I didn't receive much: some items of clothing, a package of Axe products, and a few hundred dollars, but sitting there in our pajamas while one of my parents takes haphazard video footage and Thomas and Pie tear through their packages is a ritual I enjoy.
The rest of the day consisted of our assuming hosting duties for Uncle Car Salesman, Aunt Ostentatious, Blonde Cousin, Pretty Hair, Aunt Eighties-Hair, Hick State Cousin, Grand Pa Hick Family, Aunt Lesbian, Aunt Sunshine (Aunt Lesbian's partner), and Aunt Sunshine's teenage daughter.
Finally, after everyone else had left, there arrived a visitor whom we'd all been eagerly anticipating: Beautiful Cousin.
You will likely remember my nineteen-year-old cousin, about whom I've written in the past.

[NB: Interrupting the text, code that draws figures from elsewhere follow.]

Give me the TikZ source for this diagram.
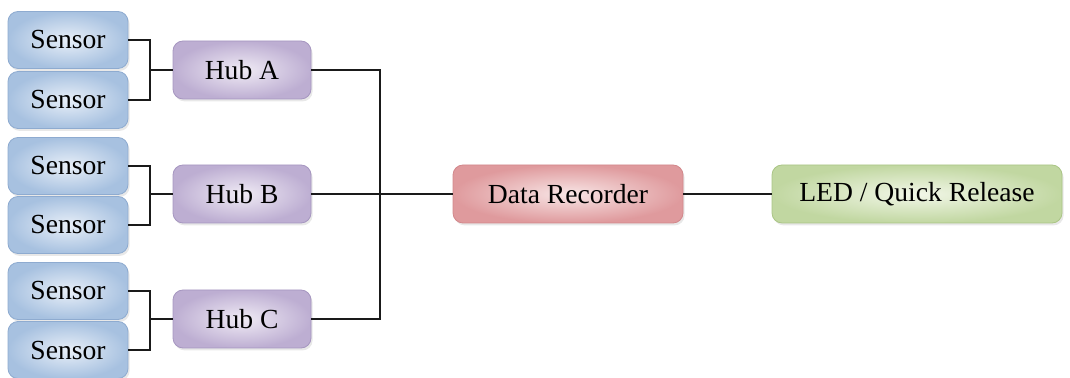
\documentclass[tikz,border=0pt]{standalone}
\usepackage{fontspec}
\setmainfont{Liberation Serif}
\usepackage{tikz}
\usetikzlibrary{positioning,shadows}
\definecolor{sensorlight}{HTML}{E8EFF8}
\definecolor{sensordark}{HTML}{A7C1E0}
\definecolor{sensorframe}{HTML}{8EABD0}
\definecolor{hublight}{HTML}{F0EBF5}
\definecolor{hubdark}{HTML}{BDAED2}
\definecolor{hubframe}{HTML}{A696C0}
\definecolor{reclight}{HTML}{F8E6E6}
\definecolor{recdark}{HTML}{DF9A9D}
\definecolor{recframe}{HTML}{D2878B}
\definecolor{ledlight}{HTML}{F2F7E8}
\definecolor{leddark}{HTML}{C1D7A1}
\definecolor{ledframe}{HTML}{AAC585}
\definecolor{wirecolor}{HTML}{1A1A1A}

\begin{document}
\begin{tikzpicture}[
    x=0.5pt, y=-0.5pt,
    every node/.style={font=\fontsize{13.8}{16}\selectfont},
    block/.style={
        rectangle,
        rounded corners=5pt,
        line width=0.4pt,
        drop shadow={opacity=0.18, shadow xshift=0.8pt, shadow yshift=-1.2pt}
    },
    sensorbox/.style={block, minimum width=60pt, minimum height=28.5pt,
        inner color=sensorlight, outer color=sensordark, draw=sensorframe},
    hubbox/.style={block, minimum width=69pt, minimum height=29pt,
        inner color=hublight, outer color=hubdark, draw=hubframe},
    wire/.style={draw=wirecolor, line width=0.9pt}
]
    \useasboundingbox (0,0) rectangle (1070,378);

    % === SENSORS ===
    \node[sensorbox] (sa1) at (68,40) {Sensor};
    \node[sensorbox] (sa2) at (68,100) {Sensor};
    \node[sensorbox] (sb1) at (68,166) {Sensor};
    \node[sensorbox] (sb2) at (68,225) {Sensor};
    \node[sensorbox] (sc1) at (68,291) {Sensor};
    \node[sensorbox] (sc2) at (68,350) {Sensor};

    % === HUBS ===
    \node[hubbox] (huba) at (242,70) {Hub A};
    \node[hubbox] (hubb) at (242,194) {Hub B};
    \node[hubbox] (hubc) at (242,319) {Hub C};

    % === RECORDER AND OUTPUT ===
    \node[block, minimum width=115pt, minimum height=29pt,
          inner color=reclight, outer color=recdark, draw=recframe] (rec) at (568,194) {Data Recorder};
    \node[block, minimum width=145pt, minimum height=29pt,
          inner color=ledlight, outer color=leddark, draw=ledframe] (led) at (917,194) {LED / Quick Release};

    % junction points
    \coordinate (ja) at (150,70);
    \coordinate (jb) at (150,194);
    \coordinate (jc) at (150,319);
    \coordinate (bus) at (380,194);

    % === SENSOR TO HUB WIRES ===
    \draw[wire] (sa1.east) -| (ja) |- (sa2.east);
    \draw[wire] (ja) -- (huba.west);
    \draw[wire] (sb1.east) -| (jb) |- (sb2.east);
    \draw[wire] (jb) -- (hubb.west);
    \draw[wire] (sc1.east) -| (jc) |- (sc2.east);
    \draw[wire] (jc) -- (hubc.west);

    % === HUB TO RECORDER WIRES ===
    \draw[wire] (huba.east) -| (bus);
    \draw[wire] (hubc.east) -| (bus);
    \draw[wire] (hubb.east) -- (rec.west);

    % recorder to output
    \draw[wire] (rec) -- (led);
\end{tikzpicture}
\end{document}
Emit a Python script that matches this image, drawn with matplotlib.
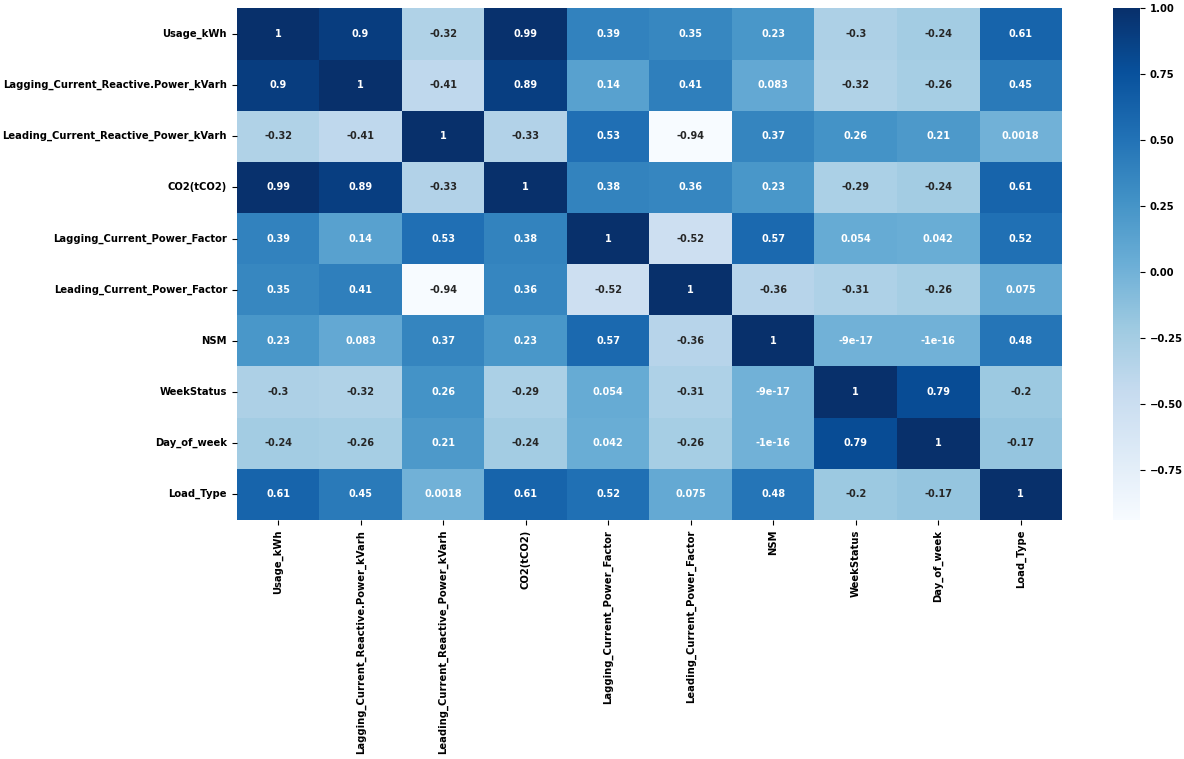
import numpy as np
import pandas as pd
import matplotlib
matplotlib.use("Agg")
import matplotlib.pyplot as plt
import seaborn as sns

columns = ['Usage_kWh', 'Lagging_Current_Reactive.Power_kVarh',
           'Leading_Current_Reactive_Power_kVarh', 'CO2(tCO2)',
           'Lagging_Current_Power_Factor', 'Leading_Current_Power_Factor',
           'NSM', 'WeekStatus', 'Day_of_week', 'Load_Type']

usage = [1, 0.9, -0.32, 0.99, 0.39, 0.35, 0.23, -0.3, -0.24, 0.61]
lagging_kvarh = [0.9, 1, -0.41, 0.89, 0.14, 0.41, 0.083, -0.32, -0.26, 0.45]
leading_kvarh = [-0.32, -0.41, 1, -0.33, 0.53, -0.94, 0.37, 0.26, 0.21, 0.0018]
co2 = [0.99, 0.89, -0.33, 1, 0.38, 0.36, 0.23, -0.29, -0.24, 0.61]
lagging_pf = [0.39, 0.14, 0.53, 0.38, 1, -0.52, 0.57, 0.054, 0.042, 0.52]
leading_pf = [0.35, 0.41, -0.94, 0.36, -0.52, 1, -0.36, -0.31, -0.26, 0.075]
nsm = [0.23, 0.083, 0.37, 0.23, 0.57, -0.36, 1, -9e-17, -1e-16, 0.48]
week_status = [-0.3, -0.32, 0.26, -0.29, 0.054, -0.31, -9e-17, 1, 0.79, -0.2]
day_of_week = [-0.24, -0.26, 0.21, -0.24, 0.042, -0.26, -1e-16, 0.79, 1, -0.17]
load_type = [0.61, 0.45, 0.0018, 0.61, 0.52, 0.075, 0.48, -0.2, -0.17, 1]

corr = pd.DataFrame([usage, lagging_kvarh, leading_kvarh, co2, lagging_pf,
                     leading_pf, nsm, week_status, day_of_week, load_type],
                    index=columns, columns=columns)

plt.rcParams['font.weight'] = 'bold'

fig = plt.figure(figsize=(11.84, 7.59), dpi=100)
ax = fig.add_axes([0.200, 0.315, 0.697, 0.674])
cax = fig.add_axes([0.940, 0.315, 0.023, 0.674])

sns.heatmap(corr, annot=True, cmap='Blues', ax=ax, cbar_ax=cax,
            annot_kws={'fontsize': 7, 'fontweight': 'bold'})

ax.tick_params(labelsize=7.2)
for lbl in ax.get_xticklabels() + ax.get_yticklabels():
    lbl.set_fontweight('bold')
cax.tick_params(labelsize=7.2)
for lbl in cax.get_yticklabels():
    lbl.set_fontweight('bold')

fig.savefig('out.png', dpi=100)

She came to live with us as a high school graduate in the summer of 2009 but left to move into in with her boyfriend, Hick State Guy, just after this Thanksgiving. She was a member of our household for a year and a half, and seeing her again was like being reunited with a departed sister.
I think I've actually missed Beautiful Cousin more than I've missed Powell.
She and Hick State Guy brought a surprise with them: Weya, their new wolf puppy.
We all naturally exclaimed over this beast and pondered aloud how long it would be until the little monster killed our cousin, but she and Hick State Guy assured us that their wolf-owning friends have demonstrated the effectiveness of proper training.
On the day after Christmas Thomas and I left for Grand Ma Normal Family's house, where the dire predictions of a blizzard that would surely leave us snowbound proved to be unfounded.
I've not much enjoyed my stay here; my grandmother is a like a strong heaping of sucrose, enjoyable in small doses placed far apart but a bit sickening in any large amount.
Naturally, none of this has been explicit or open, but I've felt it quite acutely.
We return home tomorrow.
I'm not entirely sure what I'll be doing for New Year's Eve, but I know that shortly thereafter I'm heading up to spent Little Christmas with Anne (that's a tradition I'll have to explain later).
I hope that Christmas has been warm and happy for you all.